A former high-ranking Brooklyn prosecutor has been hit with a federal indictment for forging judges’ signatures to get wiretaps so she could listen in on the calls of her reported love interest, a married police detective, authorities said Monday.

To keep her eyes – and ears – on narcotics detective Jarrett Lemieux, Lenich allegedly forged the signatures of multiple state judges for nearly 16 months. She allegedly carried out the forging fiasco by cutting judges’ signatures from legit documents and putting them on her phony orders. [ny]
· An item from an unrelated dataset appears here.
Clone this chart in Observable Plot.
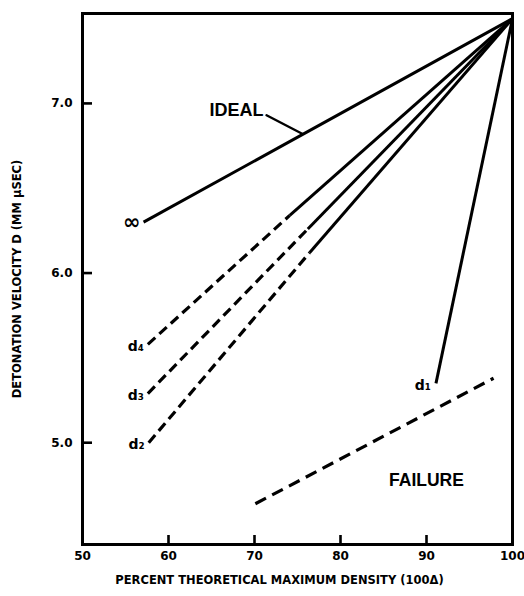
<!DOCTYPE html>
<html>
<head>
<meta charset="utf-8">
<script src="https://cdn.jsdelivr.net/npm/d3@7"></script>
<script src="https://cdn.jsdelivr.net/npm/@observablehq/plot@0.6"></script>
<style>
  html, body { margin: 0; padding: 0; background: #fff; }
  svg { display: block; }
</style>
</head>
<body>
<div id="chart"></div>
<script>
// ---- data ----
const xTicks = [50, 60, 70, 80, 90, 100];
const yTicks = [5.0, 6.0, 7.0];
const xDomain = [50, 100];
const yDomain = [4.4, 7.53];

// curves converge at (100, 7.5)
const seriesNames  = ["ideal", "d4", "d3", "d2", "d1"];
const seriesLabels = ["\u221E", "d\u2084", "d\u2083", "d\u2082", "d\u2081"];
const startX       = [57.1, 57.6, 57.6, 57.7, 91.1];
const startY       = [6.30, 5.58, 5.29, 5.00, 5.35];
const solidFromX   = [57.1, 74.1, 76.2, 76.4, 91.1];
const solidFromY   = [6.30, 6.34, 6.26, 6.12, 5.35];
const endX = 100;
const endY = 7.5;

// failure boundary (dashed)
const failureX = [70.1, 97.8];
const failureY = [4.64, 5.38];

// annotations
const idealText = "IDEAL";
const idealLeaderX = [71.4, 75.6];
const idealLeaderY = [6.93, 6.82];
const failureText = "FAILURE";
const failureTextX = 90.0;
const failureTextY = 4.78;

const xLabel = "PERCENT THEORETICAL MAXIMUM DENSITY (100\u0394)";
const yLabel = "DETONATION VELOCITY D (MM \u03BCSEC)";

// ---- build tables ----
const dashed = [];
const solid = [];
seriesNames.forEach((s, i) => {
  if (solidFromX[i] !== startX[i]) {
    dashed.push({s, x: startX[i], y: startY[i]});
    dashed.push({s, x: solidFromX[i], y: solidFromY[i]});
  }
  solid.push({s, x: solidFromX[i], y: solidFromY[i]});
  solid.push({s, x: endX, y: endY});
});
const starts = seriesNames.map((s, i) => ({s, label: seriesLabels[i], x: startX[i], y: startY[i]}));
const failure = failureX.map((x, i) => ({x, y: failureY[i]}));
const leader = idealLeaderX.map((x, i) => ({x, y: idealLeaderY[i]}));

const W = 524, H = 596;
const mL = 82, mR = 12, mT = 13, mB = 52;
const frameW = W - mL - mR, frameH = H - mT - mB;
const font = "DejaVu Sans, sans-serif";
const boldLabel = "Liberation Sans, Arial, sans-serif";

const chart = Plot.plot({
  width: W,
  height: H,
  marginLeft: mL,
  marginRight: mR,
  marginTop: mT,
  marginBottom: mB,
  style: {background: "#fff", color: "#000", fontFamily: font},
  x: {domain: xDomain},
  y: {domain: yDomain},
  marks: [
    Plot.frame({stroke: "#000", strokeWidth: 3}),
    // inward ticks
    Plot.ruleX(xTicks.slice(1, -1), {x: d => d, stroke: "#000", strokeWidth: 2.6, insetTop: frameH - 9}),
    Plot.ruleY(yTicks, {y: d => d, stroke: "#000", strokeWidth: 2.6, insetRight: frameW - 10}),
    Plot.axisX({ticks: xTicks, tickSize: 0, tickPadding: 7, tickFormat: d => String(d), label: null,
      fontSize: 12, fontWeight: "bold", fontFamily: font}),
    Plot.axisY({ticks: yTicks, tickSize: 0, tickPadding: 10, tickFormat: d => d.toFixed(1), label: null,
      fontSize: 12, fontWeight: "bold", fontFamily: font}),
    // curves
    Plot.line(dashed, {x: "x", y: "y", z: "s", stroke: "#000", strokeWidth: 3.2,
      strokeDasharray: "10,5.5", strokeLinecap: "butt"}),
    Plot.line(solid, {x: "x", y: "y", z: "s", stroke: "#000", strokeWidth: 3, strokeLinecap: "butt"}),
    Plot.line(failure, {x: "x", y: "y", stroke: "#000", strokeWidth: 3.2,
      strokeDasharray: "12,7", strokeLinecap: "butt"}),
    Plot.line(leader, {x: "x", y: "y", stroke: "#000", strokeWidth: 2.4}),
    // labels
    Plot.text(starts.filter(d => d.s === "ideal"), {x: "x", y: "y", text: "label", textAnchor: "end", dx: -3, dy: 0,
      fontSize: 21, fontWeight: "bold", fontFamily: font}),
    Plot.text(starts.filter(d => d.s !== "ideal" && d.s !== "d1"), {x: "x", y: "y", text: "label", textAnchor: "end", dx: -4, dy: 2,
      fontSize: 14, fontWeight: "bold", fontFamily: font}),
    Plot.text(starts.filter(d => d.s === "d1"), {x: "x", y: "y", text: "label", textAnchor: "end", dx: -5, dy: 2,
      fontSize: 14, fontWeight: "bold", fontFamily: font}),
    Plot.text([idealText], {x: () => idealLeaderX[0], y: () => idealLeaderY[0], text: d => d, textAnchor: "end",
      dx: -3, dy: -5, fontSize: 18, fontWeight: "bold", fontFamily: boldLabel}),
    Plot.text([failureText], {x: () => failureTextX, y: () => failureTextY, text: d => d,
      fontSize: 17.5, fontWeight: "bold", fontFamily: boldLabel}),
    // axis titles
    Plot.text([xLabel], {frameAnchor: "bottom", textAnchor: "middle", lineAnchor: "middle", dx: -18, dy: 36, text: d => d,
      fontSize: 11.5, fontWeight: "bold", fontFamily: font}),
    Plot.text([yLabel], {frameAnchor: "left", textAnchor: "middle", lineAnchor: "middle", dx: -65, rotate: -90, text: d => d,
      fontSize: 11.5, fontWeight: "bold", fontFamily: font})
  ]
});
document.getElementById("chart").appendChild(chart);
</script>
</body>
</html>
Wow, those controls are pretty lame. Is the system really so simple and fallible that one individual can bypass it so easily? Of course not: someone got those phone messages, someone followed those phony orders. The police state wants you to believe that there is “masking” to keep it from being obvious whose data is whose, or to keep someone from just trolling through the databases, but it doesn’t look that way, really. It beggars the imagination that the warrant system is so flimsy that someone can effectively bypass it with some scissors and a copying machine. And that worked for a year?

The tactical use of the retroscope is equally problematic. If the system is so automated that a cop in the field can snap a picture of someone, identify them, and scan their past for cause to “drag them in” then that tells me there’s no cross-checks on any of this – the cop in the field can get access to whatever they want. It’s no problem because it’s not a “search” …  It’s OK to send sleeper agents into a movement – to treat them like Al Qaeda or the Weathermen – because they might get violent, someday. It’s OK to collect as much as possible within the very letter of the law (let the NSA and CIA go past that, of course) and now law enforcement may selectively get access to the NSA’s data “before privacy controls” (whatever that means) – it seems to me like the whole situation is backwards and on its head: the people who are most likely to go off the rails and hurt someone are the cops. The people who are most likely to fire thermobaric bombs into a wedding are the CIA. The people who are most likely to hack your computer are the NSA. The people we have the least reason to trust are the ones we are expected to trust the most, while they treat us as suspicious militants. We have police agencies all over the country that have had to negotiate settlements with the Department of Justice regarding illegal, racist, and heavy-handed behaviors – and at the same time we’re expected to just trust them with these power tools. It seems like a bad idea.